— start of Recorded information —
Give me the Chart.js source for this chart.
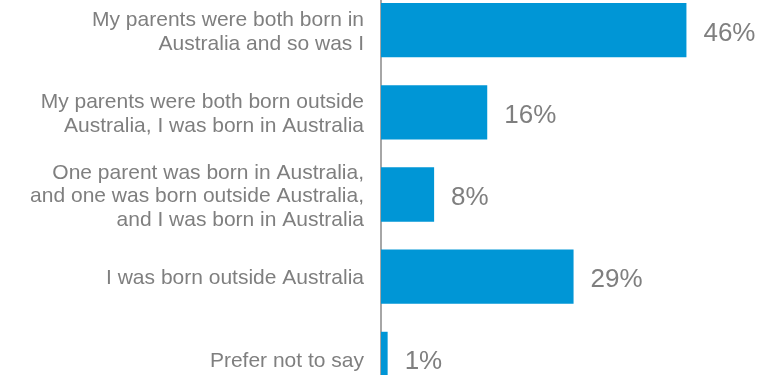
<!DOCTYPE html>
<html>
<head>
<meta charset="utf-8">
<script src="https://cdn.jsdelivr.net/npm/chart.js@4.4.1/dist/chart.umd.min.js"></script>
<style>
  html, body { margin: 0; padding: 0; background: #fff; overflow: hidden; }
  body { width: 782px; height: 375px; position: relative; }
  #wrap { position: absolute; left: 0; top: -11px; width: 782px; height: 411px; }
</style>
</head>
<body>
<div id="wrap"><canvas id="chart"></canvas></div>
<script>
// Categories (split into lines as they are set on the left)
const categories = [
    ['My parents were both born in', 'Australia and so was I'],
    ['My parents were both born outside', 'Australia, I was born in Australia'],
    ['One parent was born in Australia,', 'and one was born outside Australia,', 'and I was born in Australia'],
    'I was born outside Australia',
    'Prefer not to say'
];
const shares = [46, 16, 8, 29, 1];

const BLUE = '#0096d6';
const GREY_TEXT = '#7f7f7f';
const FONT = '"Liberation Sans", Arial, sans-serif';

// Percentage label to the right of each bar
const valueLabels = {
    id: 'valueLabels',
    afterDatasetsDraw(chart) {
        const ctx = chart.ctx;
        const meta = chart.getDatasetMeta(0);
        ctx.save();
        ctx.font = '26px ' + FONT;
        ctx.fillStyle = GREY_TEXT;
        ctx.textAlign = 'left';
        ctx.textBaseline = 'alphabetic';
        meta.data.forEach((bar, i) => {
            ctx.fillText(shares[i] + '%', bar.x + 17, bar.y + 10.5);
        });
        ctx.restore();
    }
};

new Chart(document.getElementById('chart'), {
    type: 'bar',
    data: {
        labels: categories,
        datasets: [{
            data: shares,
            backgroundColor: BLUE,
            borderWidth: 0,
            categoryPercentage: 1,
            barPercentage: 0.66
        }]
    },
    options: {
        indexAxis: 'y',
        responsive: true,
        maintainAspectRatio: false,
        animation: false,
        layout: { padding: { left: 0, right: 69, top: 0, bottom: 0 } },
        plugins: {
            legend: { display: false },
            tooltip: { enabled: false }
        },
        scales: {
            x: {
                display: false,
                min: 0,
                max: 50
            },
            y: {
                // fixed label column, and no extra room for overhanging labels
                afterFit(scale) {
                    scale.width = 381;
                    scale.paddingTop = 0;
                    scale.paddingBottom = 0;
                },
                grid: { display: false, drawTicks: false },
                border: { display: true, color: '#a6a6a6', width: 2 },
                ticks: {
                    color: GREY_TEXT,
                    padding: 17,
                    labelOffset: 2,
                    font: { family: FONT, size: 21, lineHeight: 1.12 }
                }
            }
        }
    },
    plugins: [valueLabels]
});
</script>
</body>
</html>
— end of Recorded information —
Without the pictures, print the whole listing exactly as given.

--- Output of the exercise ---
Give me the Chart.js source for this chart.
<!DOCTYPE html>
<html>
<head>
<meta charset="utf-8">
<script src="https://cdn.jsdelivr.net/npm/chart.js@4.4.1/dist/chart.umd.min.js"></script>
<style>
  html, body { margin: 0; padding: 0; background: #fff; overflow: hidden; }
  body { width: 782px; height: 375px; position: relative; }
  #wrap { position: absolute; left: 0; top: -11px; width: 782px; height: 411px; }
</style>
</head>
<body>
<div id="wrap"><canvas id="chart"></canvas></div>
<script>
// Categories (split into lines as they are set on the left)
const categories = [
    ['My parents were both born in', 'Australia and so was I'],
    ['My parents were both born outside', 'Australia, I was born in Australia'],
    ['One parent was born in Australia,', 'and one was born outside Australia,', 'and I was born in Australia'],
    'I was born outside Australia',
    'Prefer not to say'
];
const shares = [46, 16, 8, 29, 1];

const BLUE = '#0096d6';
const GREY_TEXT = '#7f7f7f';
const FONT = '"Liberation Sans", Arial, sans-serif';

// Percentage label to the right of each bar
const valueLabels = {
    id: 'valueLabels',
    afterDatasetsDraw(chart) {
        const ctx = chart.ctx;
        const meta = chart.getDatasetMeta(0);
        ctx.save();
        ctx.font = '26px ' + FONT;
        ctx.fillStyle = GREY_TEXT;
        ctx.textAlign = 'left';
        ctx.textBaseline = 'alphabetic';
        meta.data.forEach((bar, i) => {
            ctx.fillText(shares[i] + '%', bar.x + 17, bar.y + 10.5);
        });
        ctx.restore();
    }
};

new Chart(document.getElementById('chart'), {
    type: 'bar',
    data: {
        labels: categories,
        datasets: [{
            data: shares,
            backgroundColor: BLUE,
            borderWidth: 0,
            categoryPercentage: 1,
            barPercentage: 0.66
        }]
    },
    options: {
        indexAxis: 'y',
        responsive: true,
        maintainAspectRatio: false,
        animation: false,
        layout: { padding: { left: 0, right: 69, top: 0, bottom: 0 } },
        plugins: {
            legend: { display: false },
            tooltip: { enabled: false }
        },
        scales: {
            x: {
                display: false,
                min: 0,
                max: 50
            },
            y: {
                // fixed label column, and no extra room for overhanging labels
                afterFit(scale) {
                    scale.width = 381;
                    scale.paddingTop = 0;
                    scale.paddingBottom = 0;
                },
                grid: { display: false, drawTicks: false },
                border: { display: true, color: '#a6a6a6', width: 2 },
                ticks: {
                    color: GREY_TEXT,
                    padding: 17,
                    labelOffset: 2,
                    font: { family: FONT, size: 21, lineHeight: 1.12 }
                }
            }
        }
    },
    plugins: [valueLabels]
});
</script>
</body>
</html>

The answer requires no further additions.